Sacred Harp Singing
Sacred Harp singing is a lively, unaccompanied, community singing tradition that has been continuously practiced in the United States for over 200 years. The style is named after The Sacred Harp, a tunebook containing around 600 songs, first published in 1844. At a Sacred Harp singing, participants sit facing inward in a hollow square formation, and take turns selecting songs The Sacred Harp and leading them by beating tempo while standing in the middle of the square. The music features raw harmony, driving rhythms, and full-throated, full-volume, enthusiastic singing. Also known as shape note or fasola singing, the music features distinctively shaped note-heads. The singers sing the syllables associated with each shape ("fa," "sol," "la," and "mi") before singing the words to each song, enabling them to read the music more easily.
I encountered shape note music in 2000 through Neely Bruce, a teacher of mine at Wesleyan University, and a major player in the revival of shape note singing in the Northeastern United States. With the encouragement of friends who grew up singing from the Sacred Harp and Northern Harmony shape note tunebooks, I began attending large singings, in addition to those I attended in Middletown, CT. After first attending the Western Massachusetts Sacred Harp Convention in 2003, I began composing shape note music, and produced a dozen tunes over the next two weeks.
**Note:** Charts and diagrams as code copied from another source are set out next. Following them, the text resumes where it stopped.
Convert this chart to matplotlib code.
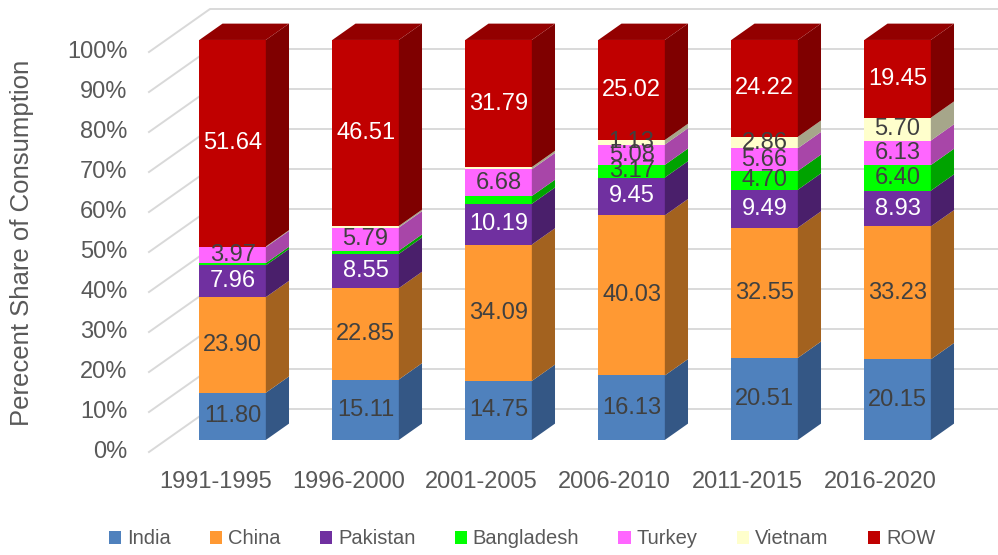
import numpy as np
import matplotlib
matplotlib.use("Agg")
import matplotlib.pyplot as plt
from matplotlib.patches import Polygon, Patch

plt.rcParams['font.family'] = ['Liberation Sans', 'DejaVu Sans']

periods = ['1991-1995', '1996-2000', '2001-2005', '2006-2010', '2011-2015', '2016-2020']
countries = ['India', 'China', 'Pakistan', 'Bangladesh', 'Turkey', 'Vietnam', 'ROW']

india = [11.80, 15.11, 14.75, 16.13, 20.51, 20.15]
china = [23.90, 22.85, 34.09, 40.03, 32.55, 33.23]
pakistan = [7.96, 8.55, 10.19, 9.45, 9.49, 8.93]
bangladesh = [0.55, 0.80, 1.95, 3.17, 4.70, 6.40]
turkey = [3.97, 5.79, 6.68, 5.08, 5.66, 6.13]
vietnam = [0.18, 0.39, 0.55, 1.13, 2.86, 5.70]
row = [51.64, 46.51, 31.79, 25.02, 24.22, 19.45]

# (series, period) pairs without a data label in the original
hidden_labels = [(3, 0), (3, 1), (3, 2), (5, 0), (5, 1), (5, 2)]

front_cols = ['#4F81BD', '#FF9933', '#7030A0', '#00FF00', '#FF66FF', '#FFFFCC', '#C00000']
side_cols = ['#345785', '#A3621F', '#4A1F6B', '#00A300', '#A846A8', '#A6A68A', '#7F0000']
top_col = '#930000'
label_cols = ['#404040', '#404040', 'white', '#404040', '#404040', '#404040', 'white']

series = [india, china, pakistan, bangladesh, turkey, vietnam, row]
data = np.array(series)
data = data / data.sum(axis=0) * 100  # 100% stacked

# oblique "3d" offsets (category units, percent units)
DX, DY = 0.4586, 10.75
Z0, Z1 = 0.28, 0.66
W = 0.5

def proj(x, v, z):
    return (x + z * DX, v + z * DY)

fig = plt.figure(figsize=(9.98, 5.55), dpi=100)
ax = fig.add_axes([0, 0, 1, 1])
ax.set_xlim(-149 / 133, (998 - 149) / 133)
ax.set_ylim(-25.75, 113)
ax.axis('off')

grid = '#D9D9D9'
for v in range(0, 101, 10):
    p0 = proj(0, v, 0)
    p1 = proj(0, v, 1)
    ax.plot([p0[0], p1[0], 10], [p0[1], p1[1], p1[1]], color=grid, lw=1.4, zorder=0)
    ax.text(-0.16, v, f'{v}%', ha='right', va='center', fontsize=17, color='#595959')

n = len(periods)
for i in range(n):
    x0 = i + 0.5 - W / 2
    x1 = i + 0.5 + W / 2
    bottom = 0
    for k in range(len(countries)):
        val = data[k, i]
        top = bottom + val
        # front face
        fx0, fb = proj(x0, bottom, Z0)
        fx1, ft = proj(x1, top, Z0)
        ax.add_patch(Polygon([(fx0, fb), (fx1, fb), (fx1, ft), (fx0, ft)],
                             closed=True, fc=front_cols[k], ec='none', zorder=2))
        # right side face
        side = [proj(x1, bottom, Z0), proj(x1, bottom, Z1), proj(x1, top, Z1), proj(x1, top, Z0)]
        ax.add_patch(Polygon(side, closed=True, fc=side_cols[k], ec='none', zorder=2))
        if k == len(countries) - 1:
            tp = [proj(x0, top, Z0), proj(x1, top, Z0), proj(x1, top, Z1), proj(x0, top, Z1)]
            ax.add_patch(Polygon(tp, closed=True, fc=top_col, ec='none', zorder=2))
        if (k, i) not in hidden_labels:
            cx, cy = proj((x0 + x1) / 2, (bottom + top) / 2, Z0)
            ax.text(cx, cy, f'{series[k][i]:.2f}', ha='center', va='center',
                    fontsize=17, color=label_cols[k], zorder=3)
        bottom = top
    ax.text(i + 0.5, -7.5, periods[i], ha='center', va='center', fontsize=17, color='#595959')

ax.text(-0.955, 52.25, 'Perecent Share of Consumption', rotation=90, ha='center', va='center',
        fontsize=18.5, color='#595959')

handles = [Patch(fc=c, ec='none') for c in front_cols]
fig.legend(handles, countries, loc='center', bbox_to_anchor=(0.523, 0.029), ncol=7,
           frameon=False, fontsize=14.5, handlelength=0.6, handleheight=0.6,
           handletextpad=0.3, columnspacing=1.95, labelcolor='#595959')

fig.savefig('out.png', dpi=100)
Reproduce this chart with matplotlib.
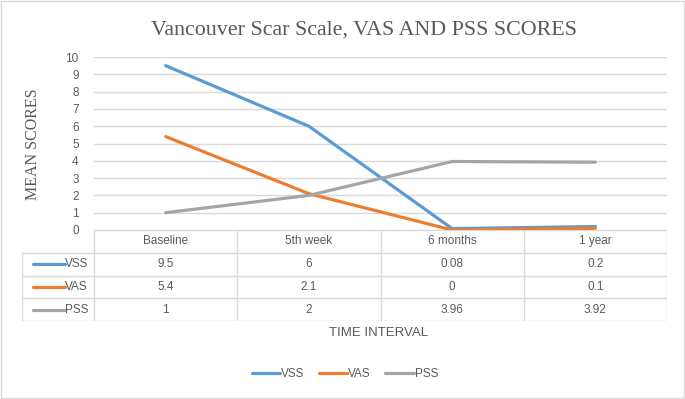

I now attend a handful of local weekly and monthly singings regularly and travel frequently around the Northeast and to Alabama and Georgia (where Sacred Harp singing has the deepest roots) for singing conventions and all-day singings.
I have continued to write new music in the style of The Sacred Harp. I have also begun to integrate shape note singing with my practice as a sound artist – prompted to do so by a series of realizations about how central Sacred Harp singing had become to my life. I create sound installations featuring recorded shape note music, and organizing participatory singings of original music in the shape note style, such as Azariah, as a way of telling a story.